Rock and Roll Will Save Your Life

It’s embarrassing to talk about the bands we love. We stumble around looking for the right words, even while luxuriating in hyperbole. Which is why we have to give credit to Steve Almond, who has written an entire book about being what he calls a “Drooling Fanatic,” which means he’s written a book of embarrassments.
From the beginning Almond makes it clear that he hasn’t written a series of paeans to his favorite bands. Instead, he’s interested in figuring out what makes someone own thousands of CDs or go to the same club week in and week out to hear a local band play. It turns out like anyone too invested in an art form, it largely springs from loneliness and an attempt to connect with something larger. That means examining all aspects of the listening experience: the way it forges friendships that have no other legs to stand on, the way it informs and elevates people in their darkest moments, and the way memories are inextricably tied up in power chords.

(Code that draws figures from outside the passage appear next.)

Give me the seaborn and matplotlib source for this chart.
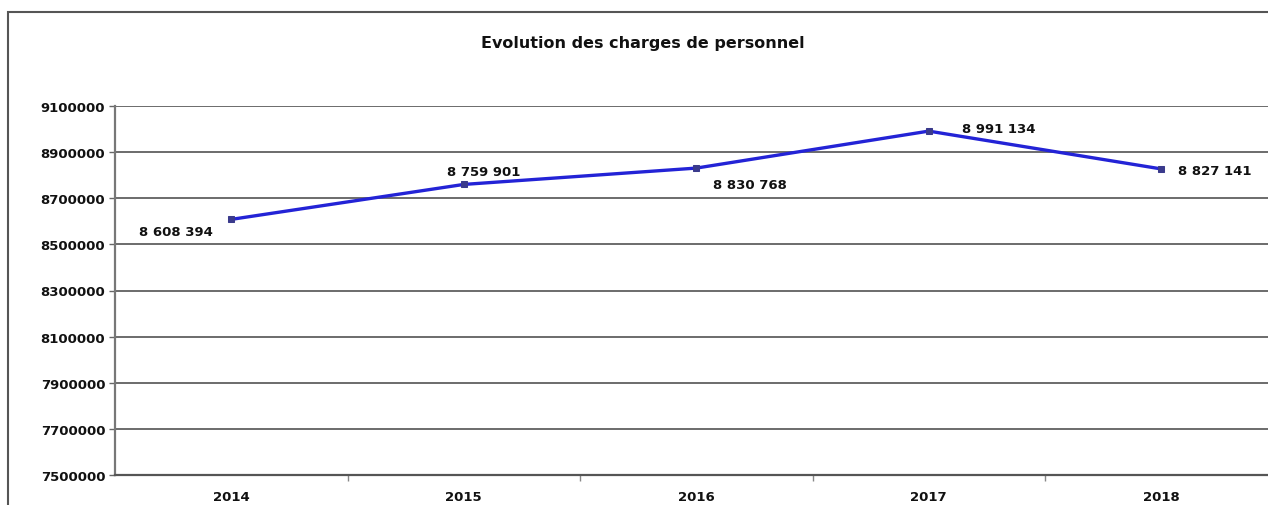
import matplotlib.pyplot as plt
import matplotlib.patches as mpatches
import pandas as pd
import seaborn as sns

years = ["2014", "2015", "2016", "2017", "2018"]
charges = [8608394, 8759901, 8830768, 8991134, 8827141]
value_labels = ["8 608 394", "8 759 901", "8 830 768", "8 991 134", "8 827 141"]
y_ticks = list(range(7500000, 9100001, 200000))

# label offsets (points) and alignment for each data label
label_pos = [
    ((-13, -9), "right"),
    ((14, 9), "center"),
    ((12, -12), "left"),
    ((24, 2), "left"),
    ((12, -1), "left"),
]

df = pd.DataFrame({"year": years, "charges": charges})

sns.set_style("white")
plt.rcParams["font.family"] = ["DejaVu Sans"]
plt.rcParams["text.color"] = "#111111"
plt.rcParams["xtick.color"] = "#555555"
plt.rcParams["ytick.color"] = "#555555"
plt.rcParams["xtick.labelcolor"] = "#111111"
plt.rcParams["ytick.labelcolor"] = "#111111"

fig = plt.figure(figsize=(12.68, 5.06), dpi=100)
ax = fig.add_axes([115 / 1268, 30 / 506, 1162.5 / 1268, 369 / 506])

# outer chart frame
fig.patches.append(
    mpatches.Rectangle(
        (8 / 1268, -0.1), 1.2, 1 - 13 / 506 + 0.1,
        transform=fig.transFigure, fill=False, edgecolor="#555555", linewidth=1.5,
    )
)

sns.lineplot(
    data=df, x="year", y="charges", ax=ax,
    color="#2323d6", linewidth=2.4, marker="s", markersize=5,
    markerfacecolor="#3a3a8c", markeredgecolor="#3a3a8c",
)

for i, (val, lab) in enumerate(zip(charges, value_labels)):
    (dx, dy), ha = label_pos[i]
    ax.annotate(
        lab, (i, val), xytext=(dx, dy), textcoords="offset points",
        ha=ha, va="center", fontsize=9.5, fontweight="bold", color="#111111",
    )

ax.set_xlim(-0.5, 4.5)
ax.set_ylim(7500000, 9100000)
ax.set_yticks(y_ticks)
ax.set_yticklabels([str(t) for t in y_ticks], fontsize=9.5, fontweight="bold")
ax.set_xticks(range(len(years)))
ax.set_xticklabels(years, fontsize=9.5, fontweight="bold")
# small ticks between the categories, as in the original chart
ax.set_xticks([i + 0.5 for i in range(len(years) - 1)], minor=True)
ax.tick_params(axis="x", which="major", length=0, pad=11)
ax.tick_params(axis="x", which="minor", length=4, width=1, color="#888888",
               direction="out", bottom=True)
ax.tick_params(axis="y", length=4, width=1, color="#666666", pad=3, direction="out", left=True)
ax.grid(axis="y", color="#444444", linewidth=1.1)
ax.set_axisbelow(True)
for s in ["top", "right"]:
    ax.spines[s].set_visible(False)
ax.spines["left"].set_color("#777777")
ax.spines["left"].set_linewidth(1.6)
ax.spines["bottom"].set_color("#555555")
ax.spines["bottom"].set_linewidth(1.6)
ax.set_xlabel("")
ax.set_ylabel("")

fig.text(643 / 1268, 1 - 44 / 506, "Evolution des charges de personnel",
         ha="center", va="center", fontsize=11.5, fontweight="bold", color="#111111")

fig.savefig("out.png", dpi=100, facecolor="white")
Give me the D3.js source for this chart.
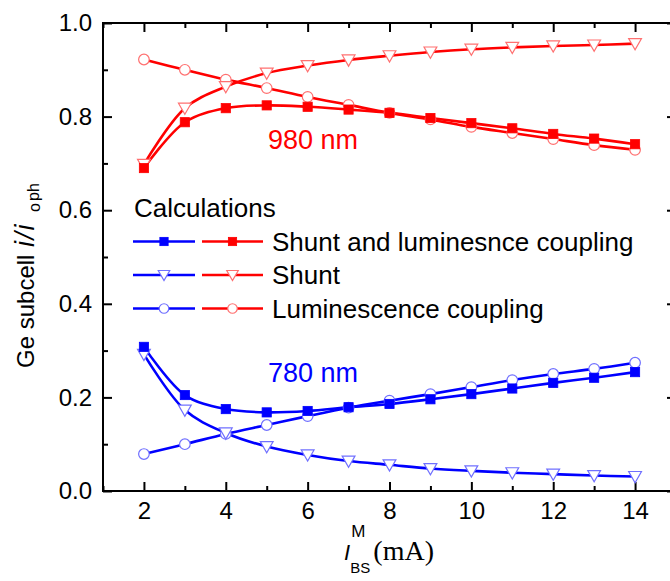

Almond may be best known for his depression/candy memoir Candyfreak, but he’s also an excellent short-story writer. Part of the charm of his writing is how he’s always whittling down to an emotional core, using a sledgehammer. When writing about a particular song, he writes, “It makes me pine for the perverse safety of all the self-defeating relationships I’ve ever been in. That’s how beautiful that fucking song is.” The amazing part is that Almond actually manages to be nuanced behind all that blunt force. He’s an underrated empathic writer. In a “reluctant exegesis” of Metallica’s “Fade to Black,” he writes about deciding not to deride the song, instead telling of his wife’s difficult adolescence and the important role that song played in her life. Yes, he elevated Metallica. And as in all arguments about music, for that you can either thank him or blame him.